Please join us and read Frenchbean's commentary on a new country, a new city, a new job and new friends.
Laughter is the best medicine
Sometimes real life gives you such a bite in the bum that you have to stop and take stock.
At the time of writing my last Witter I was confident that Mum (aka Superwoman) had recovered from her stroke in April and was at home, happily pottering in her garden. As it turns out this was far from the truth. She had in fact had another stroke and was unconscious.
Why should a Witter from Down Under dwell on a health crisis in Scotland? It brought into sharp focus one of the topics upon which I mused last time: where is home and where am I most happy?
For the last 10 days there's been no debate: I would rather have been in Scotland, far away from the cold wet Kiwi winter and close to my (as we thought) dying Mum. I held fast by the phone, reluctant to book a flight until I heard the worst. I cannot afford to fly home every couple of months and since we had spent much of April talking and forgiving each other for not being perfect, there was more of a need for my brothers to sit by her bedside than for me to dash back to see her before her final breath.
Mum has a Living Will, which she drew up with her solicitor and GP in 2001. It contains very explicit instructions about the level of medical intervention that is permitted should she be unable to make decisions herself. When she first showed it to me I was taken aback by its frank wording. However now that we have had to refer to it for real I applaud the lack of ambiguity.
She is not to receive anything that will prolong her life should she be in a coma (this is a DNR with bells on) including water and intravenous sustenance.
So she lay in her bed at home, with my brothers and various nurses caring for her. They washed her, turned her, brushed her hair, sang and talked to her. They delivered flowers and cards to her bedroom. They welcomed visitors who sat and held her hand. But they gave her no fluids, no food and we had no expectation that she would survive.
In addition to her Living Will, Mum had sent me a letter in 2006 which provided details of her Memorial Party (no funeral and no church service); where it should be held, where the intimations should be posted, what kind of food and drink should be provided, the poem that she would like to be read, an invitation for people stand up and say a few words and lots of laughter-filled stories please.
We began to plan for the Party. I soothed my distracted mind in a little retail therapy buying a delightful cardigan to wear at the event. I piled clothes on the chest, ready to be thrown into a case at a moment's notice. I phoned family and friends to cry and grieve with them. My travel consultant was on 24 hour standby to book me a flight.
At the end of the fifth day of the bedside vigil, Mum opened her eyes. Two hours later she had a sip of water. The next morning she made her GP laugh.
As I write this, she has been awake seven days. Last night she managed to eat fresh broad beans and then strawberries for her dinner and she is happily looking forward to two weeks of Wimbledon (no rain please). She is struggling with her speech and the use of her fingers, but although she has some regrets about waking up she has unconsciously decided to get better.

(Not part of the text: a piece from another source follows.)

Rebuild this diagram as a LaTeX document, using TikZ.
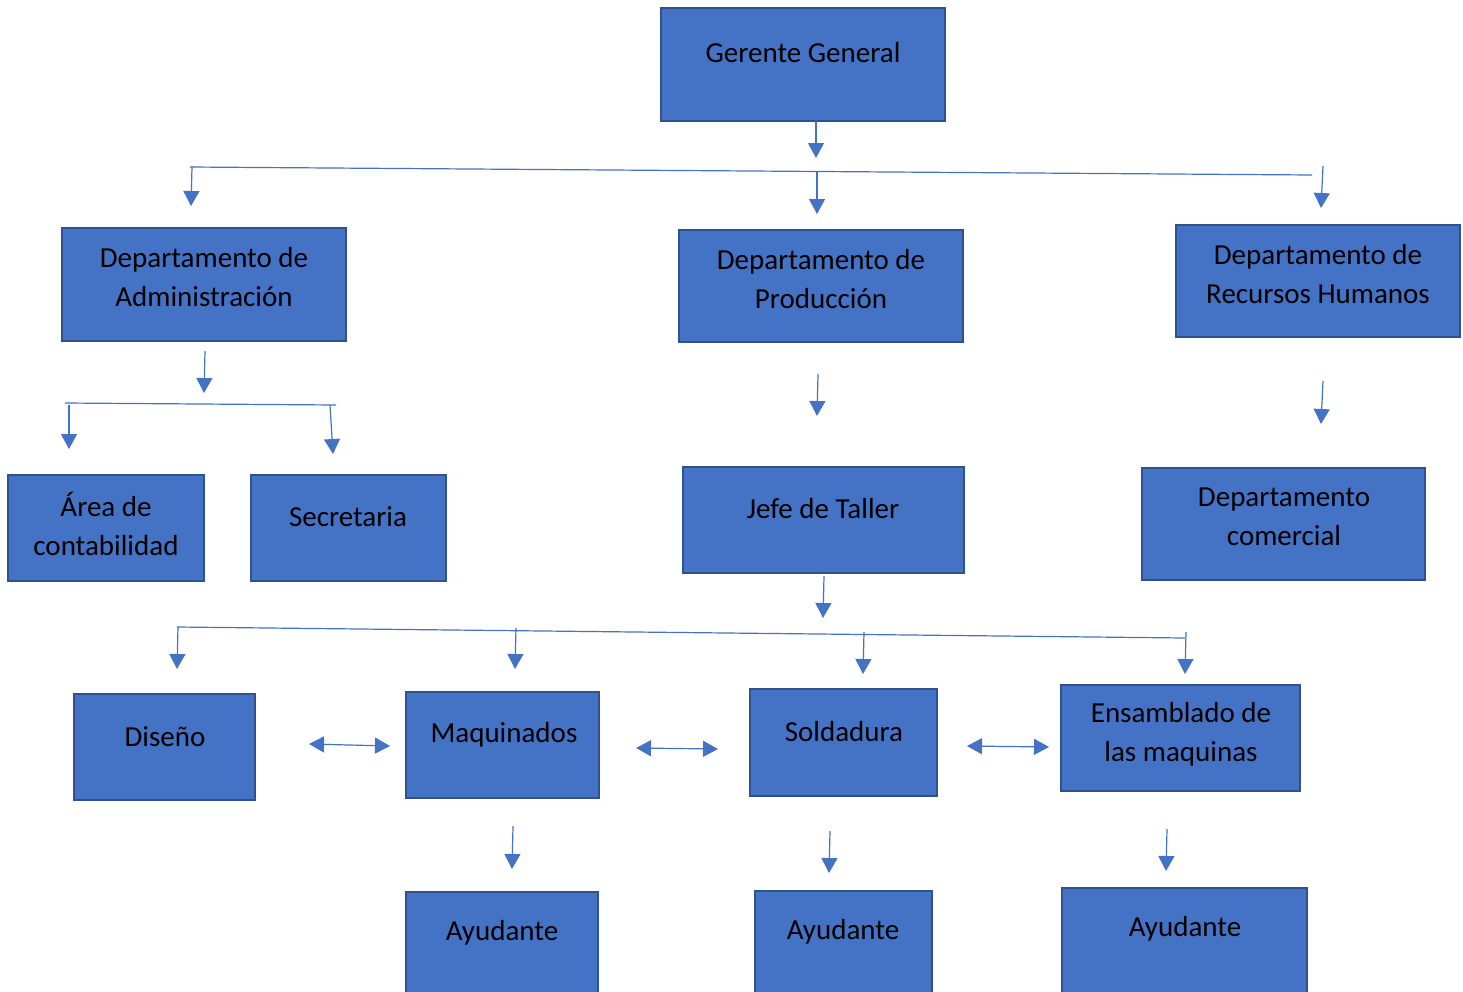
\documentclass[tikz,border=0pt]{standalone}
\usepackage{fontspec}
\setmainfont{Carlito}
\usetikzlibrary{arrows.meta}
\definecolor{boxfill}{HTML}{4472C4}
\definecolor{boxline}{HTML}{2F528F}
\definecolor{conn}{HTML}{4472C4}
\tikzset{
  box/.style={draw=boxline, line width=2pt, fill=boxfill, inner sep=0pt},
  txt/.style={align=center, font=\fontsize{29}{39}\selectfont, text=black, inner sep=0pt},
  conline/.style={draw=conn, line width=1.2pt},
  arr/.style={conline, -{Triangle[width=16pt,length=15pt]}},
  darr/.style={conline, {Triangle[width=16pt,length=15pt]}-{Triangle[width=16pt,length=15pt]}},
}
\newcommand{\orgbox}[5]{\node[box, minimum width=#3-#2, minimum height=#5-#4] (#1) at ({(#2+#3)/2},{(#4+#5)/2}) {};}
\begin{document}
\begin{tikzpicture}[x=1pt,y=-1pt]
\useasboundingbox (0,0) rectangle (1463,991);
\clip (0,0) rectangle (1463,991);
\fill[white] (0,0) rectangle (1463,991);
% boxes
\orgbox{gg}{661}{945}{8}{121}
\orgbox{adm}{62}{346}{228}{341}
\orgbox{prod}{679}{963}{230}{342}
\orgbox{rrhh}{1176}{1460}{225}{337}
\orgbox{cont}{8}{204}{475}{581}
\orgbox{secr}{251}{446}{475}{581}
\orgbox{jefe}{683}{964}{467}{573}
\orgbox{com}{1142}{1425}{468}{580}
\orgbox{dis}{74}{255}{694}{800}
\orgbox{maq}{406}{599}{692}{798}
\orgbox{sold}{750}{937}{689}{796}
\orgbox{ens}{1061}{1300}{685}{791}
\orgbox{ay1}{406}{598}{892}{1010}
\orgbox{ay2}{755}{932}{891}{1010}
\orgbox{ay3}{1062}{1307}{888}{1010}
% texts
\node[txt] (tgg) at (803,53) {Gerente General};
\node[txt] (tadm) at (204,277) {Departamento de\\Administración};
\node[txt] (tprod) at (821,279) {Departamento de\\Producción};
\node[txt] (trrhh) at (1318,274) {Departamento de\\Recursos Humanos};
\node[txt] (tcont) at (106,524) {Área de\\contabilidad};
\node[txt] (tsecr) at (348,517) {Secretaria};
\node[txt] (tjefe) at (823,509) {Jefe de Taller};
\node[txt] (tcom) at (1284,517) {Departamento\\comercial};
\node[txt] (tdis) at (165,737) {Diseño};
\node[txt] (tmaq) at (504,735) {Maquinados};
\node[txt] (tsold) at (844,732) {Soldadura};
\node[txt] (tens) at (1181,734) {Ensamblado de\\las maquinas};
\node[txt] (tay1) at (502,933) {Ayudante};
\node[txt] (tay2) at (843,932) {Ayudante};
\node[txt] (tay3) at (1185,929) {Ayudante};
% connector coordinates
\coordinate (a1s) at (816,121); \coordinate (a1e) at (816,158);
\coordinate (h1l) at (190,167); \coordinate (h1r) at (1312,175);
\coordinate (a2s) at (192,167); \coordinate (a2e) at (191,206);
\coordinate (a3s) at (817,172); \coordinate (a3e) at (817,214);
\coordinate (a4s) at (1323,166); \coordinate (a4e) at (1321,208);
\coordinate (a5s) at (205,351); \coordinate (a5e) at (204,393);
\coordinate (h2l) at (65,403); \coordinate (h2r) at (336,405);
\coordinate (a6s) at (69,405); \coordinate (a6e) at (69,449);
\coordinate (a7s) at (330,405); \coordinate (a7e) at (333,454);
\coordinate (a8s) at (818,374); \coordinate (a8e) at (817,416);
\coordinate (a9s) at (1323,381); \coordinate (a9e) at (1321,424);
\coordinate (a10s) at (824,576); \coordinate (a10e) at (823,618);
\coordinate (h3l) at (177,627); \coordinate (h3r) at (1185,638);
\coordinate (a11s) at (178,627); \coordinate (a11e) at (177,669);
\coordinate (a12s) at (516,628); \coordinate (a12e) at (515,669);
\coordinate (a13s) at (864,632); \coordinate (a13e) at (863,674);
\coordinate (a14s) at (1186,632); \coordinate (a14e) at (1185,674);
\coordinate (d1l) at (309,744); \coordinate (d1r) at (390,746);
\coordinate (d2l) at (636,748); \coordinate (d2r) at (718,749);
\coordinate (d3l) at (967,746); \coordinate (d3r) at (1049,747);
\coordinate (a15s) at (513,826); \coordinate (a15e) at (512,869);
\coordinate (a16s) at (830,831); \coordinate (a16e) at (829,873);
\coordinate (a17s) at (1167,829); \coordinate (a17e) at (1166,871);
% connectors
\draw[conline] (h1l) -- (h1r);
\draw[conline] (h2l) -- (h2r);
\draw[conline] (h3l) -- (h3r);
\foreach \k in {1,...,17} {\draw[arr] (a\k s) -- (a\k e);}
\draw[darr] (d1l) -- (d1r);
\draw[darr] (d2l) -- (d2r);
\draw[darr] (d3l) -- (d3r);
\end{tikzpicture}
\end{document}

She is talking about “when I go home”…
What a woman.
I have stopped in my tracks and taken a hard look at why I'm disenchanted with life at a time when my Mum, who is 88 and was barely clinging to it a few days ago, has decided to launch herself back with all the vigour she can muster.
And I realised that she has never stopped laughing.
That's the trick.
If I learn only that one thing from Mum, I shall be grateful for the rest of my days.
Laughter really is the best medicine.